While the very notion of wearable technology may seem futuristic, if not a bit absurd, the evidence that Apple has something secretive and potentially brilliant brewing behind its secretive walls in Cupertino is strong.
Here's what we know so far. Apple is working on an iWatch.
News that Apple was working on a smartwatch really picked up steam this past February when the New York Times, the Wall Street Journal and Bloomberg each reported independently that Apple was developing an iWatch said to feature a curved piece of glass designed to fit comfortably over a user's wrist.
The timing of the reports, which all came during the span of one week, had the markings of a classic product leak, a strategy Apple will infrequently employ in order to pique the public's interest in an upcoming product.
There's no question that Apple is always researching and developing far-reaching technologies and radical products that have no chance of hitting the market anytime soon. That said, the rumored iWatch does not seem to fall into this category.
On the contrary, Apple's work on the iWatch appears to be substantial.

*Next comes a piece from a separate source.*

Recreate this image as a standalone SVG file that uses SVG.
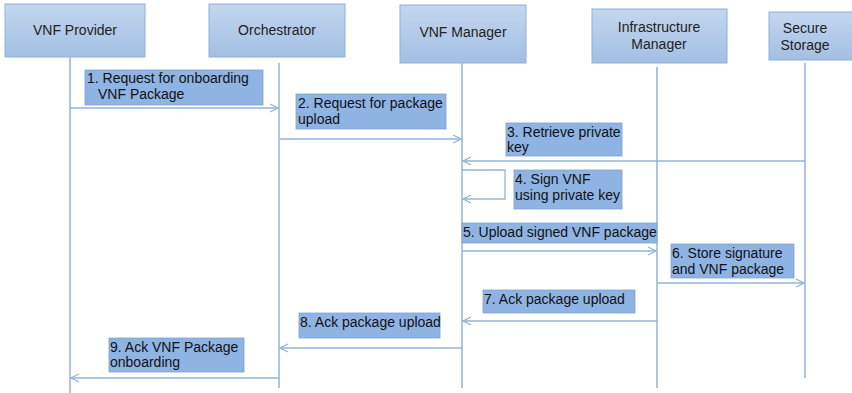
<svg xmlns="http://www.w3.org/2000/svg" width="852" height="393" viewBox="0 0 852 393">
  <defs>
    <linearGradient id="hdrFill" x1="0" y1="0" x2="0" y2="1">
      <stop offset="0" stop-color="#c3d7ef"/>
      <stop offset="1" stop-color="#a2bfe3"/>
    </linearGradient>
    <marker id="open" viewBox="0 0 10 10" refX="9" refY="5" markerWidth="10" markerHeight="10" markerUnits="userSpaceOnUse" orient="auto">
      <polyline points="1,1 9,5 1,9" fill="none" stroke="#95b3d7" stroke-width="1.3"/>
    </marker>
  </defs>
  <style>
    .hdr { fill: url(#hdrFill); stroke: #8fb0d8; stroke-width: 1; }
    .lbl { fill: #8fb4e3; stroke: #7ea3d0; stroke-width: 0.8; }
    .ht { font-family: "Liberation Sans", Arial, sans-serif; font-size: 14px; fill: #222; text-anchor: middle; }
    .t { font-family: "Liberation Sans", Arial, sans-serif; font-size: 14px; fill: #111; }
    .life { stroke: #95b3d7; stroke-width: 1.5; fill: none; }
    .msg { stroke: #95b3d7; stroke-width: 1.3; fill: none; marker-end: url(#open); }
  </style>
  <rect width="852" height="393" fill="#ffffff"/>

  <!-- participants -->
  <g id="vnf-provider">
    <rect class="hdr" x="5" y="4" width="140" height="53"/>
    <text class="ht" x="75" y="35">VNF Provider</text>
  </g>
  <g id="orchestrator">
    <rect class="hdr" x="209" y="4" width="136" height="53"/>
    <text class="ht" x="277" y="35">Orchestrator</text>
  </g>
  <g id="vnf-manager">
    <rect class="hdr" x="400" y="5" width="126" height="58"/>
    <text class="ht" x="463" y="37">VNF Manager</text>
  </g>
  <g id="infrastructure-manager">
    <rect class="hdr" x="592" y="9" width="135" height="54"/>
    <text class="ht" x="659" y="32">Infrastructure</text>
    <text class="ht" x="659" y="49">Manager</text>
  </g>
  <g id="secure-storage">
    <rect class="hdr" x="769" y="12" width="90" height="48"/>
    <text class="ht" x="805" y="33">Secure</text>
    <text class="ht" x="805" y="50">Storage</text>
  </g>

  <!-- lifelines and messages -->
  <g id="connectors">
    <line class="life" x1="70" y1="57" x2="70" y2="393"/>
    <line class="life" x1="279" y1="63" x2="279" y2="388" stroke="#86abd9" stroke-width="2"/>
    <line class="life" x1="462" y1="63" x2="462" y2="388"/>
    <line class="life" x1="657" y1="67" x2="657" y2="388"/>
    <line class="life" x1="805" y1="63" x2="805" y2="378"/>

    <line class="msg" x1="70" y1="108" x2="278" y2="108"/>
    <line class="msg" x1="280" y1="139" x2="461" y2="139"/>
    <line class="msg" x1="805" y1="161" x2="463" y2="161"/>
    <polyline class="msg" points="462,170 505,170 505,199 463,199"/>
    <line class="msg" x1="462" y1="251" x2="656" y2="251"/>
    <line class="msg" x1="657" y1="283" x2="804" y2="283"/>
    <line class="msg" x1="657" y1="321" x2="463" y2="321"/>
    <line class="msg" x1="462" y1="348" x2="280" y2="348"/>
    <line class="msg" x1="279" y1="378" x2="71" y2="378"/>
  </g>

  <!-- message labels -->
  <g id="label-1">
    <rect class="lbl" x="85" y="70" width="178" height="35"/>
    <text class="t" x="87" y="83">1. Request for onboarding</text>
    <text class="t" x="98" y="99">VNF Package</text>
  </g>
  <g id="label-2">
    <rect class="lbl" x="296" y="94" width="150" height="35"/>
    <text class="t" x="298" y="108">2. Request for package</text>
    <text class="t" x="298" y="124">upload</text>
  </g>
  <g id="label-3">
    <rect class="lbl" x="506" y="123" width="116" height="33"/>
    <text class="t" x="507" y="137">3. Retrieve private</text>
    <text class="t" x="507" y="152">key</text>
  </g>
  <g id="label-4">
    <rect class="lbl" x="514" y="170" width="108" height="39"/>
    <text class="t" x="515" y="184">4. Sign VNF</text>
    <text class="t" x="515" y="200">using private key</text>
  </g>
  <g id="label-5">
    <rect class="lbl" x="462" y="223" width="195" height="20"/>
    <text class="t" x="463" y="237">5. Upload signed VNF package</text>
  </g>
  <g id="label-6">
    <rect class="lbl" x="671" y="244" width="123" height="34"/>
    <text class="t" x="672" y="258">6. Store signature</text>
    <text class="t" x="672" y="274">and VNF package</text>
  </g>
  <g id="label-7">
    <rect class="lbl" x="483" y="290" width="152" height="23"/>
    <text class="t" x="484" y="304">7. Ack package upload</text>
  </g>
  <g id="label-8">
    <rect class="lbl" x="299" y="313" width="141" height="25"/>
    <text class="t" x="300" y="327">8. Ack package upload</text>
  </g>
  <g id="label-9">
    <rect class="lbl" x="109" y="338" width="135" height="34"/>
    <text class="t" x="110" y="352">9. Ack VNF Package</text>
    <text class="t" x="110" y="367">onboarding</text>
  </g>
</svg>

By all accounts, the iWatch is much more than a cool research and development project; it's a product Apple is devoting a lot of resources to in the expectation that it hits the market sooner rather than later.
Rumors of an iWatch really went into turbo mode when Bloomberg reported that Apple now has more than 100 employees working on the project. The team is reportedly comprised of product managers, individuals from Apple's marketing group, and more importantly, a number of software and hardware engineers who previously worked on the iPhone and the iPad.
Citing people familiar with Apple's plans, Bloomberg noted that "the team’s size suggests Apple is beyond the experimentation phase in its development."
Also lending credence to the maturity of Apple's iWatch project are the folks rumored to be working on it, such as James Foster, a Senior Director of Engineering at Apple.
Shedding even more light on the team, The Verge subsequently reported that Apple's iWatch project is being led by Jony Ive, who is overseeing a team of more than 100 engineers.
While one may be quick to question why Apple's design guru is spearheading the project, remember that Ive took on added responsibilities at Apple following the departure of Scott Forstall. In addition to his position as Apple's Senior VP of Industrial Design, Ive is also the head of Apple's Human Interface group where he's now responsible for overseeing software design across the entirety of Apple's product line.